-- Start Data section --

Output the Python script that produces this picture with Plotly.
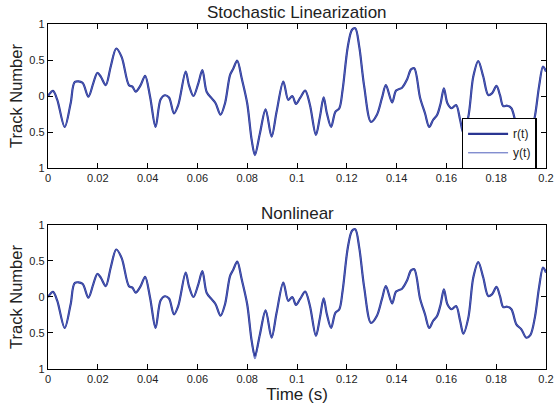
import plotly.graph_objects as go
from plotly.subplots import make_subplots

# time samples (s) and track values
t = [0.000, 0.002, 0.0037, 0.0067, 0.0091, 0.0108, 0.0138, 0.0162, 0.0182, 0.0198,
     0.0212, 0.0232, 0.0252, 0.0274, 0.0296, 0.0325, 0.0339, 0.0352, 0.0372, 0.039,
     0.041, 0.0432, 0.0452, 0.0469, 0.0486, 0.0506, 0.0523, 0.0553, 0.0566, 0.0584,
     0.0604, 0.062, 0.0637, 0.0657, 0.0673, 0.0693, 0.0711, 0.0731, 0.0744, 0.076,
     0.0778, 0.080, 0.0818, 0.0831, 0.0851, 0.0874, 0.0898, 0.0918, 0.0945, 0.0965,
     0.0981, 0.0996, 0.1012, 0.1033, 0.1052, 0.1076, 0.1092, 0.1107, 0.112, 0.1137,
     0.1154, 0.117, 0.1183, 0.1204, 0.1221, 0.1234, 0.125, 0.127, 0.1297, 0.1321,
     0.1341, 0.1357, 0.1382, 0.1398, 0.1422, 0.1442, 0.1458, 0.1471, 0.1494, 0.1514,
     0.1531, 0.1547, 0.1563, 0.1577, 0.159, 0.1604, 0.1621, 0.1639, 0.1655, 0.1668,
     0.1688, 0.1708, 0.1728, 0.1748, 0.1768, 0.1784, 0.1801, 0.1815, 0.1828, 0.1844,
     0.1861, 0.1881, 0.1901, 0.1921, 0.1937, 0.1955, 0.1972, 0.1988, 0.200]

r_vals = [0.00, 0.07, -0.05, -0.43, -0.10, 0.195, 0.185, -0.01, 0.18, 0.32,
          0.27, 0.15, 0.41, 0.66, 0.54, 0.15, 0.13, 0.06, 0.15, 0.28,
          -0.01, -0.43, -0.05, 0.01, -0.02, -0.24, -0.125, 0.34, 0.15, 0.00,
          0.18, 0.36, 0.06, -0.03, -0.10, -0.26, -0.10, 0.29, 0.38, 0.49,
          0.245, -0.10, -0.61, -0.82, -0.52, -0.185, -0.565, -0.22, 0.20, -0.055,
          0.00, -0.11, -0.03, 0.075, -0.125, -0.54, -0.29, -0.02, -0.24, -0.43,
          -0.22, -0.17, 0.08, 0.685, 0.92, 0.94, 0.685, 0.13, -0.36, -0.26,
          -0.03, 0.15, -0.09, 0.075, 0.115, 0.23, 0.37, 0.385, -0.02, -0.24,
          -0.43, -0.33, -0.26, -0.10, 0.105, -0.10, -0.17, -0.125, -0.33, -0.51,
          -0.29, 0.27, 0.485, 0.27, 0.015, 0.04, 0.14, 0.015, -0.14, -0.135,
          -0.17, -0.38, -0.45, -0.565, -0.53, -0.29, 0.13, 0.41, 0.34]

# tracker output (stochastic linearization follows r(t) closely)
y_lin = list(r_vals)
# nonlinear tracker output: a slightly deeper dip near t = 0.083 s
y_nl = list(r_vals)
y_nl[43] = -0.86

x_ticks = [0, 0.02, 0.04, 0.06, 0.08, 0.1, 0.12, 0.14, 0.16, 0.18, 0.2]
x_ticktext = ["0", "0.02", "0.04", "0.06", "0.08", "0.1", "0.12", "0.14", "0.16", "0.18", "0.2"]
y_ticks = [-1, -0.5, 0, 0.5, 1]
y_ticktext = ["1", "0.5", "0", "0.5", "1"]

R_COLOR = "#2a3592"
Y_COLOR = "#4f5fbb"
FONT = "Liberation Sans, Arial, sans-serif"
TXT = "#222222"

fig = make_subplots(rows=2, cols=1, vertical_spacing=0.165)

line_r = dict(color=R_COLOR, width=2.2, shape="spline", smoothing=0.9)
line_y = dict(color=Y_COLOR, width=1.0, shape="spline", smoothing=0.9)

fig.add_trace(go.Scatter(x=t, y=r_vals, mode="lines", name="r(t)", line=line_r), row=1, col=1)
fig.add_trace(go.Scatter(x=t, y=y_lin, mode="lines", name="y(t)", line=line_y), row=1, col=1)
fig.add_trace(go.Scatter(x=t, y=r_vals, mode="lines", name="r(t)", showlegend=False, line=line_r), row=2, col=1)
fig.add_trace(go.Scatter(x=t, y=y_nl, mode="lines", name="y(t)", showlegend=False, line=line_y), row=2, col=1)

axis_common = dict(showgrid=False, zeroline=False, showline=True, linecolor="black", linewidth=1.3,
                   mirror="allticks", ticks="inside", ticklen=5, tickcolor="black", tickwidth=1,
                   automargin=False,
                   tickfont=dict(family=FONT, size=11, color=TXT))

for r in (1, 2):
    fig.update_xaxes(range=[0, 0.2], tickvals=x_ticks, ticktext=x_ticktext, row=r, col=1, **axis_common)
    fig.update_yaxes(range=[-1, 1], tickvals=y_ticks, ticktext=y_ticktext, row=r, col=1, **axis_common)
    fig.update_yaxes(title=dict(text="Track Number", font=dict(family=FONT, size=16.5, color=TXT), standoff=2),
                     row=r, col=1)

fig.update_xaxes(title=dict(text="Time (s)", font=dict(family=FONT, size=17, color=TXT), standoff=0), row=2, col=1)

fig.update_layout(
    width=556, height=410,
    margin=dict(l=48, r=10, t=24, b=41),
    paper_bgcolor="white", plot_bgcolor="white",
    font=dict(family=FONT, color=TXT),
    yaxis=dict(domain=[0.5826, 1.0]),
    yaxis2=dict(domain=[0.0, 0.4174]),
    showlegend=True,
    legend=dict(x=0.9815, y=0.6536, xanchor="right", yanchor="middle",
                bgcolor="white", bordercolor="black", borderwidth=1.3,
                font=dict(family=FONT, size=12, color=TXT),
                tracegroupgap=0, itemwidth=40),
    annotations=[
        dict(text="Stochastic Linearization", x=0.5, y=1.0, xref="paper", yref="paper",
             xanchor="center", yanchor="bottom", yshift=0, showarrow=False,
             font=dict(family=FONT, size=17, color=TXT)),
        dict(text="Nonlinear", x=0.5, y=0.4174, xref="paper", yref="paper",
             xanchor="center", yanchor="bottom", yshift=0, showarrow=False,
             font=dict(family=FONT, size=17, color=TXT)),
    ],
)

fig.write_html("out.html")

-- End Data section --

# Goal of the exercise
Reproduce each line exactly as it appears, omitting the pictures.

# The reply
Output the Python script that produces this picture with Plotly.
import plotly.graph_objects as go
from plotly.subplots import make_subplots

# time samples (s) and track values
t = [0.000, 0.002, 0.0037, 0.0067, 0.0091, 0.0108, 0.0138, 0.0162, 0.0182, 0.0198,
     0.0212, 0.0232, 0.0252, 0.0274, 0.0296, 0.0325, 0.0339, 0.0352, 0.0372, 0.039,
     0.041, 0.0432, 0.0452, 0.0469, 0.0486, 0.0506, 0.0523, 0.0553, 0.0566, 0.0584,
     0.0604, 0.062, 0.0637, 0.0657, 0.0673, 0.0693, 0.0711, 0.0731, 0.0744, 0.076,
     0.0778, 0.080, 0.0818, 0.0831, 0.0851, 0.0874, 0.0898, 0.0918, 0.0945, 0.0965,
     0.0981, 0.0996, 0.1012, 0.1033, 0.1052, 0.1076, 0.1092, 0.1107, 0.112, 0.1137,
     0.1154, 0.117, 0.1183, 0.1204, 0.1221, 0.1234, 0.125, 0.127, 0.1297, 0.1321,
     0.1341, 0.1357, 0.1382, 0.1398, 0.1422, 0.1442, 0.1458, 0.1471, 0.1494, 0.1514,
     0.1531, 0.1547, 0.1563, 0.1577, 0.159, 0.1604, 0.1621, 0.1639, 0.1655, 0.1668,
     0.1688, 0.1708, 0.1728, 0.1748, 0.1768, 0.1784, 0.1801, 0.1815, 0.1828, 0.1844,
     0.1861, 0.1881, 0.1901, 0.1921, 0.1937, 0.1955, 0.1972, 0.1988, 0.200]

r_vals = [0.00, 0.07, -0.05, -0.43, -0.10, 0.195, 0.185, -0.01, 0.18, 0.32,
          0.27, 0.15, 0.41, 0.66, 0.54, 0.15, 0.13, 0.06, 0.15, 0.28,
          -0.01, -0.43, -0.05, 0.01, -0.02, -0.24, -0.125, 0.34, 0.15, 0.00,
          0.18, 0.36, 0.06, -0.03, -0.10, -0.26, -0.10, 0.29, 0.38, 0.49,
          0.245, -0.10, -0.61, -0.82, -0.52, -0.185, -0.565, -0.22, 0.20, -0.055,
          0.00, -0.11, -0.03, 0.075, -0.125, -0.54, -0.29, -0.02, -0.24, -0.43,
          -0.22, -0.17, 0.08, 0.685, 0.92, 0.94, 0.685, 0.13, -0.36, -0.26,
          -0.03, 0.15, -0.09, 0.075, 0.115, 0.23, 0.37, 0.385, -0.02, -0.24,
          -0.43, -0.33, -0.26, -0.10, 0.105, -0.10, -0.17, -0.125, -0.33, -0.51,
          -0.29, 0.27, 0.485, 0.27, 0.015, 0.04, 0.14, 0.015, -0.14, -0.135,
          -0.17, -0.38, -0.45, -0.565, -0.53, -0.29, 0.13, 0.41, 0.34]

# tracker output (stochastic linearization follows r(t) closely)
y_lin = list(r_vals)
# nonlinear tracker output: a slightly deeper dip near t = 0.083 s
y_nl = list(r_vals)
y_nl[43] = -0.86

x_ticks = [0, 0.02, 0.04, 0.06, 0.08, 0.1, 0.12, 0.14, 0.16, 0.18, 0.2]
x_ticktext = ["0", "0.02", "0.04", "0.06", "0.08", "0.1", "0.12", "0.14", "0.16", "0.18", "0.2"]
y_ticks = [-1, -0.5, 0, 0.5, 1]
y_ticktext = ["1", "0.5", "0", "0.5", "1"]

R_COLOR = "#2a3592"
Y_COLOR = "#4f5fbb"
FONT = "Liberation Sans, Arial, sans-serif"
TXT = "#222222"

fig = make_subplots(rows=2, cols=1, vertical_spacing=0.165)

line_r = dict(color=R_COLOR, width=2.2, shape="spline", smoothing=0.9)
line_y = dict(color=Y_COLOR, width=1.0, shape="spline", smoothing=0.9)

fig.add_trace(go.Scatter(x=t, y=r_vals, mode="lines", name="r(t)", line=line_r), row=1, col=1)
fig.add_trace(go.Scatter(x=t, y=y_lin, mode="lines", name="y(t)", line=line_y), row=1, col=1)
fig.add_trace(go.Scatter(x=t, y=r_vals, mode="lines", name="r(t)", showlegend=False, line=line_r), row=2, col=1)
fig.add_trace(go.Scatter(x=t, y=y_nl, mode="lines", name="y(t)", showlegend=False, line=line_y), row=2, col=1)

axis_common = dict(showgrid=False, zeroline=False, showline=True, linecolor="black", linewidth=1.3,
                   mirror="allticks", ticks="inside", ticklen=5, tickcolor="black", tickwidth=1,
                   automargin=False,
                   tickfont=dict(family=FONT, size=11, color=TXT))

for r in (1, 2):
    fig.update_xaxes(range=[0, 0.2], tickvals=x_ticks, ticktext=x_ticktext, row=r, col=1, **axis_common)
    fig.update_yaxes(range=[-1, 1], tickvals=y_ticks, ticktext=y_ticktext, row=r, col=1, **axis_common)
    fig.update_yaxes(title=dict(text="Track Number", font=dict(family=FONT, size=16.5, color=TXT), standoff=2),
                     row=r, col=1)

fig.update_xaxes(title=dict(text="Time (s)", font=dict(family=FONT, size=17, color=TXT), standoff=0), row=2, col=1)

fig.update_layout(
    width=556, height=410,
    margin=dict(l=48, r=10, t=24, b=41),
    paper_bgcolor="white", plot_bgcolor="white",
    font=dict(family=FONT, color=TXT),
    yaxis=dict(domain=[0.5826, 1.0]),
    yaxis2=dict(domain=[0.0, 0.4174]),
    showlegend=True,
    legend=dict(x=0.9815, y=0.6536, xanchor="right", yanchor="middle",
                bgcolor="white", bordercolor="black", borderwidth=1.3,
                font=dict(family=FONT, size=12, color=TXT),
                tracegroupgap=0, itemwidth=40),
    annotations=[
        dict(text="Stochastic Linearization", x=0.5, y=1.0, xref="paper", yref="paper",
             xanchor="center", yanchor="bottom", yshift=0, showarrow=False,
             font=dict(family=FONT, size=17, color=TXT)),
        dict(text="Nonlinear", x=0.5, y=0.4174, xref="paper", yref="paper",
             xanchor="center", yanchor="bottom", yshift=0, showarrow=False,
             font=dict(family=FONT, size=17, color=TXT)),
    ],
)

fig.write_html("out.html")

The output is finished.